**Directive**
Quote every line as written. Omit pictures.

**Source data**
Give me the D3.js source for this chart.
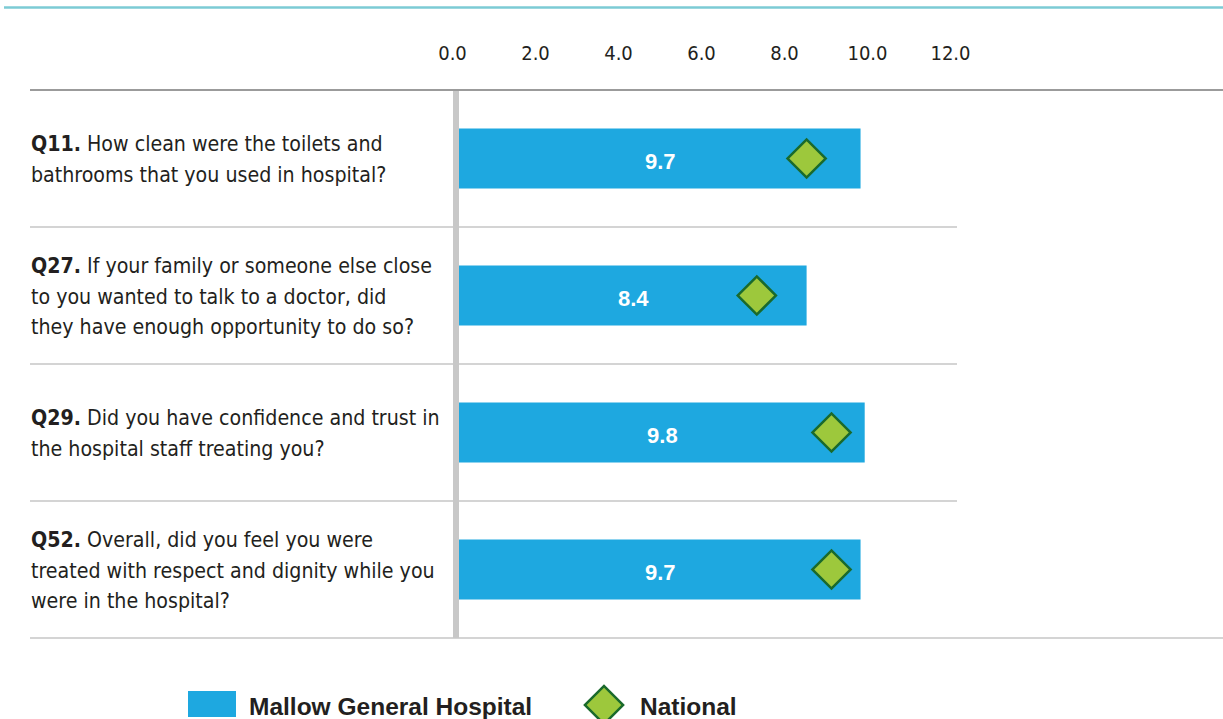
<!DOCTYPE html>
<html>
<head>
<meta charset="utf-8">
<script src="https://cdn.jsdelivr.net/npm/d3@7"></script>
<style>
  html, body { margin: 0; padding: 0; background: #ffffff; }
  svg { display: block; }
  .cond { font-family: "Liberation Sans Narrow", "DejaVu Sans Condensed", "Roboto", sans-serif; }
  .bold { font-family: "Liberation Sans", Arial, sans-serif; font-weight: bold; }
</style>
</head>
<body>
<svg id="chart" width="1223" height="719"></svg>
<script>
// Question codes and their wrapped wording
const questionCodes = ["Q11.", "Q27.", "Q29.", "Q52."];
const questionLines = [
  ["How clean were the toilets and", "bathrooms that you used in hospital?"],
  ["If your family or someone else close", "to you wanted to talk to a doctor, did", "they have enough opportunity to do so?"],
  ["Did you have confidence and trust in", "the hospital staff treating you?"],
  ["Overall, did you feel you were", "treated with respect and dignity while you", "were in the hospital?"]
];
// Scores (0-10)
const hospitalScores = [9.7, 8.4, 9.8, 9.7];
const nationalScores = [8.4, 7.2, 9.0, 9.0];
const tickValues = [0, 2, 4, 6, 8, 10, 12];
const seriesNames = ["Mallow General Hospital", "National"];

const colors = {
  bar: "#1ea8e0",
  diamondFill: "#9dc83c",
  diamondStroke: "#1a6a2c",
  text: "#231f20",
  teal: "#7ccbd5",
  header: "#9b9b9b",
  sep: "#d4d4d4",
  axis: "#c8c8c8"
};

const svg = d3.select("#chart");

// Scales
const x = d3.scaleLinear().domain([0, 12]).range([458, 956]);
const y = d3.scaleBand().domain(questionCodes).range([90, 638]).padding(0);
const barH = 60;

// Top rule
svg.append("line")
  .attr("x1", 4).attr("x2", 1223).attr("y1", 7.5).attr("y2", 7.5)
  .attr("stroke", colors.teal).attr("stroke-width", 2.5);

// Value axis along the top
const axis = d3.axisTop(x).tickValues(tickValues).tickFormat(d3.format(".1f")).tickSize(0);
const axisG = svg.append("g").attr("class", "cond").attr("transform", "translate(0,63)").call(axis);
axisG.select(".domain").remove();
axisG.selectAll("text")
  .attr("dx", -6).attr("dy", 0)
  .attr("fill", colors.text)
  .style("font-size", "20px")
  .style("font-family", "inherit");

// Row separators
svg.append("line")
  .attr("x1", 30).attr("x2", 1223).attr("y1", y.range()[0]).attr("y2", y.range()[0])
  .attr("stroke", colors.header).attr("stroke-width", 2);
questionCodes.forEach((q, i) => {
  const yy = y(q) + y.step();
  const last = i === questionCodes.length - 1;
  svg.append("line")
    .attr("x1", 30).attr("x2", last ? 1223 : 957)
    .attr("y1", yy).attr("y2", yy)
    .attr("stroke", colors.sep).attr("stroke-width", 2);
});

// Bars
const rows = svg.append("g").selectAll("g").data(questionCodes).join("g");
rows.append("rect")
  .attr("x", x(0))
  .attr("y", q => y(q) + (y.step() - barH) / 2)
  .attr("width", (q, i) => x(hospitalScores[i]) - x(0))
  .attr("height", barH)
  .attr("fill", colors.bar);

// Bar value labels
rows.append("text")
  .attr("class", "bold")
  .attr("x", (q, i) => (x(0) + x(hospitalScores[i])) / 2 + 1)
  .attr("y", q => y(q) + y.step() / 2 + 10)
  .attr("text-anchor", "middle")
  .attr("fill", "#ffffff")
  .style("font-size", "22px")
  .text((q, i) => d3.format(".1f")(hospitalScores[i]));

// National diamonds
const diamond = d3.symbol().type(d3.symbolSquare).size(27 * 27);
rows.append("path")
  .attr("d", diamond)
  .attr("transform", (q, i) => `translate(${x(nationalScores[i])},${y(q) + y.step() / 2}) rotate(45)`)
  .attr("fill", colors.diamondFill)
  .attr("stroke", colors.diamondStroke)
  .attr("stroke-width", 2.5);

// Zero axis bar
svg.append("line")
  .attr("x1", x(0) - 2).attr("x2", x(0) - 2)
  .attr("y1", 91).attr("y2", 638)
  .attr("stroke", colors.axis).attr("stroke-width", 6);

// Question labels
const lineGap = 30.5;
rows.each(function (q, i) {
  const lines = questionLines[i];
  const cy = y(q) + y.step() / 2;
  const first = cy - (lines.length - 1) * lineGap / 2 + 8;
  const t = d3.select(this).append("text")
    .attr("class", "cond")
    .attr("fill", colors.text)
    .style("font-size", "21.2px");
  lines.forEach((ln, j) => {
    const ts = t.append("tspan").attr("x", 31).attr("y", first + j * lineGap);
    if (j === 0) {
      ts.append("tspan").attr("font-weight", "bold").text(q);
      ts.append("tspan").text(" " + ln);
    } else {
      ts.text(ln);
    }
  });
});

// Legend
const legend = svg.append("g");
legend.append("rect")
  .attr("x", 188).attr("y", 691).attr("width", 48).attr("height", 26)
  .attr("fill", colors.bar);
legend.append("text")
  .attr("class", "bold")
  .attr("x", 249).attr("y", 715)
  .attr("fill", colors.text)
  .style("font-size", "24.5px")
  .text(seriesNames[0]);
legend.append("path")
  .attr("d", diamond)
  .attr("transform", "translate(604,705) rotate(45)")
  .attr("fill", colors.diamondFill)
  .attr("stroke", colors.diamondStroke)
  .attr("stroke-width", 2.5);
legend.append("text")
  .attr("class", "bold")
  .attr("x", 640).attr("y", 715)
  .attr("fill", colors.text)
  .style("font-size", "24.5px")
  .text(seriesNames[1]);
</script>
</body>
</html>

**Written solution**
Give me the D3.js source for this chart.
<!DOCTYPE html>
<html>
<head>
<meta charset="utf-8">
<script src="https://cdn.jsdelivr.net/npm/d3@7"></script>
<style>
  html, body { margin: 0; padding: 0; background: #ffffff; }
  svg { display: block; }
  .cond { font-family: "Liberation Sans Narrow", "DejaVu Sans Condensed", "Roboto", sans-serif; }
  .bold { font-family: "Liberation Sans", Arial, sans-serif; font-weight: bold; }
</style>
</head>
<body>
<svg id="chart" width="1223" height="719"></svg>
<script>
// Question codes and their wrapped wording
const questionCodes = ["Q11.", "Q27.", "Q29.", "Q52."];
const questionLines = [
  ["How clean were the toilets and", "bathrooms that you used in hospital?"],
  ["If your family or someone else close", "to you wanted to talk to a doctor, did", "they have enough opportunity to do so?"],
  ["Did you have confidence and trust in", "the hospital staff treating you?"],
  ["Overall, did you feel you were", "treated with respect and dignity while you", "were in the hospital?"]
];
// Scores (0-10)
const hospitalScores = [9.7, 8.4, 9.8, 9.7];
const nationalScores = [8.4, 7.2, 9.0, 9.0];
const tickValues = [0, 2, 4, 6, 8, 10, 12];
const seriesNames = ["Mallow General Hospital", "National"];

const colors = {
  bar: "#1ea8e0",
  diamondFill: "#9dc83c",
  diamondStroke: "#1a6a2c",
  text: "#231f20",
  teal: "#7ccbd5",
  header: "#9b9b9b",
  sep: "#d4d4d4",
  axis: "#c8c8c8"
};

const svg = d3.select("#chart");

// Scales
const x = d3.scaleLinear().domain([0, 12]).range([458, 956]);
const y = d3.scaleBand().domain(questionCodes).range([90, 638]).padding(0);
const barH = 60;

// Top rule
svg.append("line")
  .attr("x1", 4).attr("x2", 1223).attr("y1", 7.5).attr("y2", 7.5)
  .attr("stroke", colors.teal).attr("stroke-width", 2.5);

// Value axis along the top
const axis = d3.axisTop(x).tickValues(tickValues).tickFormat(d3.format(".1f")).tickSize(0);
const axisG = svg.append("g").attr("class", "cond").attr("transform", "translate(0,63)").call(axis);
axisG.select(".domain").remove();
axisG.selectAll("text")
  .attr("dx", -6).attr("dy", 0)
  .attr("fill", colors.text)
  .style("font-size", "20px")
  .style("font-family", "inherit");

// Row separators
svg.append("line")
  .attr("x1", 30).attr("x2", 1223).attr("y1", y.range()[0]).attr("y2", y.range()[0])
  .attr("stroke", colors.header).attr("stroke-width", 2);
questionCodes.forEach((q, i) => {
  const yy = y(q) + y.step();
  const last = i === questionCodes.length - 1;
  svg.append("line")
    .attr("x1", 30).attr("x2", last ? 1223 : 957)
    .attr("y1", yy).attr("y2", yy)
    .attr("stroke", colors.sep).attr("stroke-width", 2);
});

// Bars
const rows = svg.append("g").selectAll("g").data(questionCodes).join("g");
rows.append("rect")
  .attr("x", x(0))
  .attr("y", q => y(q) + (y.step() - barH) / 2)
  .attr("width", (q, i) => x(hospitalScores[i]) - x(0))
  .attr("height", barH)
  .attr("fill", colors.bar);

// Bar value labels
rows.append("text")
  .attr("class", "bold")
  .attr("x", (q, i) => (x(0) + x(hospitalScores[i])) / 2 + 1)
  .attr("y", q => y(q) + y.step() / 2 + 10)
  .attr("text-anchor", "middle")
  .attr("fill", "#ffffff")
  .style("font-size", "22px")
  .text((q, i) => d3.format(".1f")(hospitalScores[i]));

// National diamonds
const diamond = d3.symbol().type(d3.symbolSquare).size(27 * 27);
rows.append("path")
  .attr("d", diamond)
  .attr("transform", (q, i) => `translate(${x(nationalScores[i])},${y(q) + y.step() / 2}) rotate(45)`)
  .attr("fill", colors.diamondFill)
  .attr("stroke", colors.diamondStroke)
  .attr("stroke-width", 2.5);

// Zero axis bar
svg.append("line")
  .attr("x1", x(0) - 2).attr("x2", x(0) - 2)
  .attr("y1", 91).attr("y2", 638)
  .attr("stroke", colors.axis).attr("stroke-width", 6);

// Question labels
const lineGap = 30.5;
rows.each(function (q, i) {
  const lines = questionLines[i];
  const cy = y(q) + y.step() / 2;
  const first = cy - (lines.length - 1) * lineGap / 2 + 8;
  const t = d3.select(this).append("text")
    .attr("class", "cond")
    .attr("fill", colors.text)
    .style("font-size", "21.2px");
  lines.forEach((ln, j) => {
    const ts = t.append("tspan").attr("x", 31).attr("y", first + j * lineGap);
    if (j === 0) {
      ts.append("tspan").attr("font-weight", "bold").text(q);
      ts.append("tspan").text(" " + ln);
    } else {
      ts.text(ln);
    }
  });
});

// Legend
const legend = svg.append("g");
legend.append("rect")
  .attr("x", 188).attr("y", 691).attr("width", 48).attr("height", 26)
  .attr("fill", colors.bar);
legend.append("text")
  .attr("class", "bold")
  .attr("x", 249).attr("y", 715)
  .attr("fill", colors.text)
  .style("font-size", "24.5px")
  .text(seriesNames[0]);
legend.append("path")
  .attr("d", diamond)
  .attr("transform", "translate(604,705) rotate(45)")
  .attr("fill", colors.diamondFill)
  .attr("stroke", colors.diamondStroke)
  .attr("stroke-width", 2.5);
legend.append("text")
  .attr("class", "bold")
  .attr("x", 640).attr("y", 715)
  .attr("fill", colors.text)
  .style("font-size", "24.5px")
  .text(seriesNames[1]);
</script>
</body>
</html>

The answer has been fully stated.